I have a parsed representation of an SQL query in the form of an abstract syntax tree. I'd like to convert it into an intermediate logical tree representation, which can in turn be expanded into candidate physical operation trees by the optimizer.
Following various resources discussing the topic (CMU lecture, Database Management System, Dayal's 1987 paper on nested subqueries), I managed to translate most of the query into an intermediate algebraic form (e.g. π_a(R⋈S)
) but I get stuck at translating common table expressions and lateral joins.
SELECT *
FROM
(SELECT 1 id) A,
(
(SELECT 2) B
JOIN LATERAL (SELECT A.id) C ON TRUE
) D;
NAT. JOIN
├── A
└── LATERAL JOIN (D)
├── B
└── C <- should be able to reference A
Can these constraints be expressed in terms of algebraic operations or do they typically need bespoke data structures? For example, separate subtrees for CTEs instead of a single tree for the whole logical plan - but then, how can the optimizer optimize the query globally instead of each subtree individually?
More generally, are there better intermediate representations than algebraic trees for the purpose of query optimization?

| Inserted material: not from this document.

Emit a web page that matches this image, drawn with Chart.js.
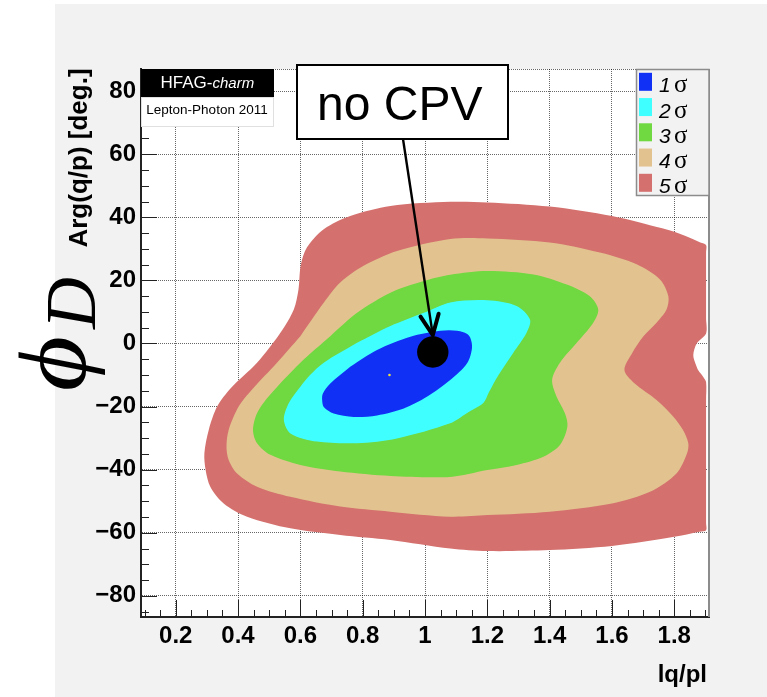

While algebraic trees are quite common as intermediate representations, they may not capture all the complexities of modern SQL queries. Using more flexible representations such as DAGs, augmenting trees with annotations, and maintaining logical/physical separation can help address the challenges posed e.g. by CTEs and lateral joins.
For instance:
At to inlining CTEs vs. using subtrees: inlining CTEs into the algebraic tree can lead to redundancy and inefficiency, as you've rightly pointed out. However, in some cases, inlining might be the simplest approach for optimization. For more complex queries or for optimization across multiple queries, maintaining a separate representation for CTEs might be beneficial. This could involve storing the CTEs separately and referencing them as needed in the main query plan.
For further reading on the topic and in addition to the sources you already mentioned, I would recommend "System R: Relational Approach to Database Management" by Chamberlin, D.D., et al. which discusses the System R project and its internals, "Volcano: An Extensible and Parallel Query Evaluation System" by Graefe, G., as well as Postgres' parser and optimiser implementations.